On January 26, 2010, the Federal Court ruled that persons older than 75 years of age are permitted to sit as Deputy Judges of the Federal Court and the Federal Court of Appeal. This issue arose in the context of an immigration proceeding, Felipa v. Minister of Citizenship and Immigration, in which the Applicant brought a motion challenging the jurisdiction of a deputy judge over the age of 75 to hear and determine proceedings in the Federal Court.

Deputy judges have been requested to participate in the work of the Federal Court for over three decades. They are selected by the Chief Justice of the Federal Court based on statutory criteria and have provided the Chief Justice with the flexibility to add judicial resources where circumstances require. Deputy judges over the age of 75 have participated in over 1,500 reported decisions prior to December 31, 1999 and over 450 cases between 2005 and 2009. Remuneration is on a per diem basis and deputy judges can refuse assignments unlike judges of the Federal Court.

The Chief Justice’s decision in Felipa v. Minister of Citizenship and Immigration offers a lengthy and detailed analysis of statutory and constitutional provisions, including a review of the historical background of certain provisions. As a result of his analysis, the Chief Justice concluded that persons older than 75 years of age are not precluded by either the Constitution Act or the Federal Courts Act to sit as Deputy Judges.

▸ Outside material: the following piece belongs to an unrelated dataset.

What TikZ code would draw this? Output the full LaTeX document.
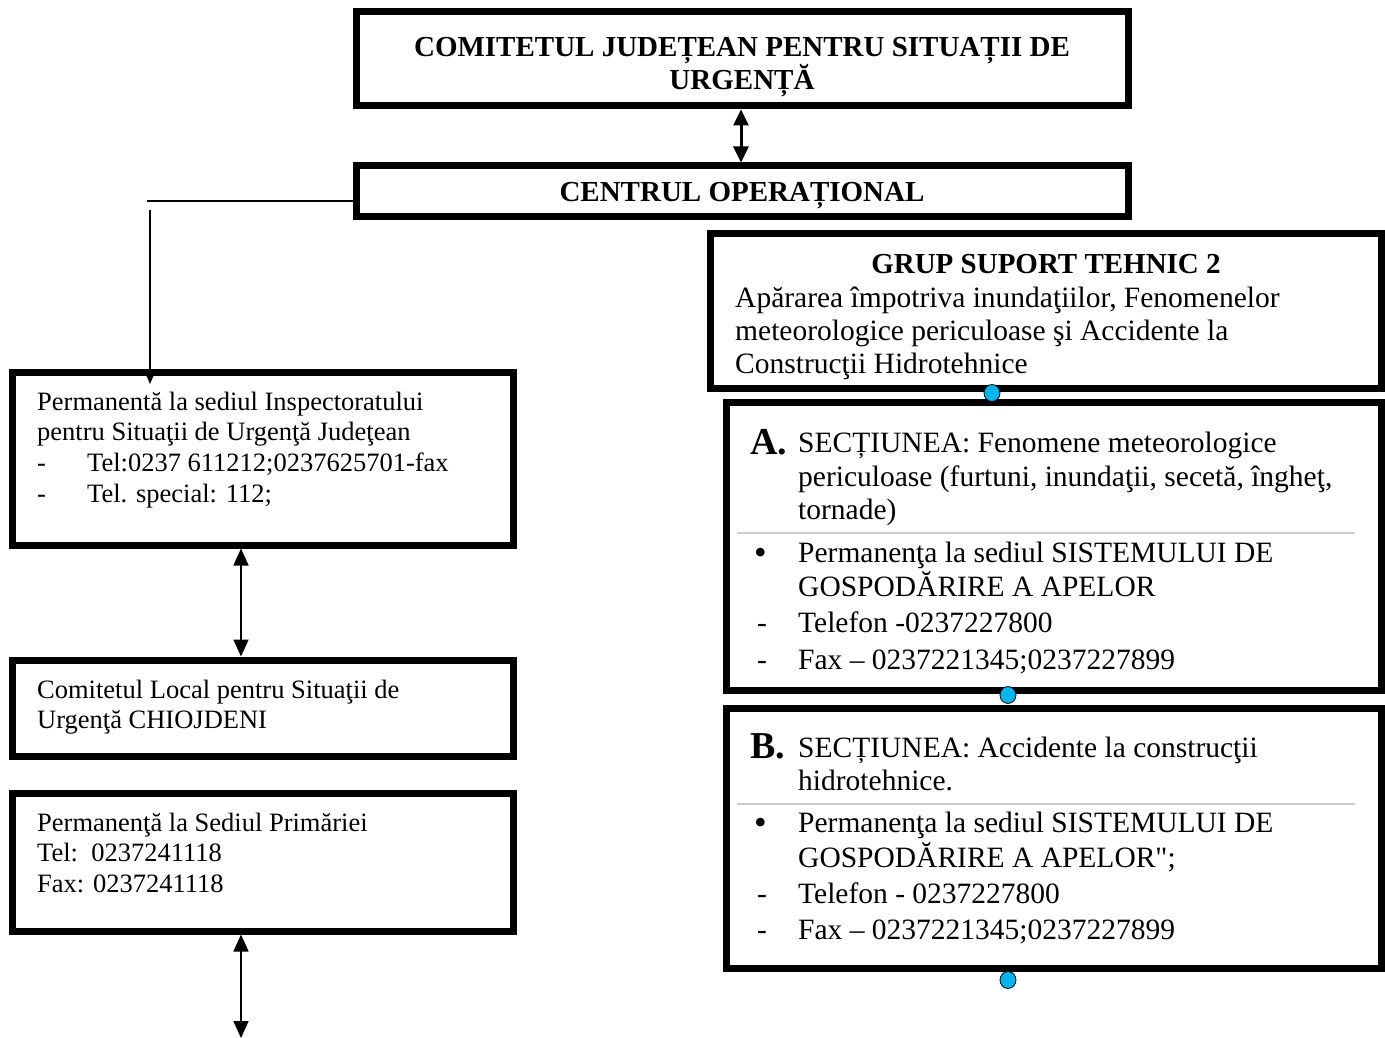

The importance of clarifying the jurisdictional issue was reflected in the fact that the Chief Justice awarded a fixed amount of costs to the unsuccessful Applicant and indicated that his decision should be made subject to appellate review. Though this is an immigration proceeding (which requires certification in order to be appealed), the Chief Justice determined that this case may be appealed without certification. In the alternative, the Chief Justice indicated that he is prepared to certify it to permit an appeal.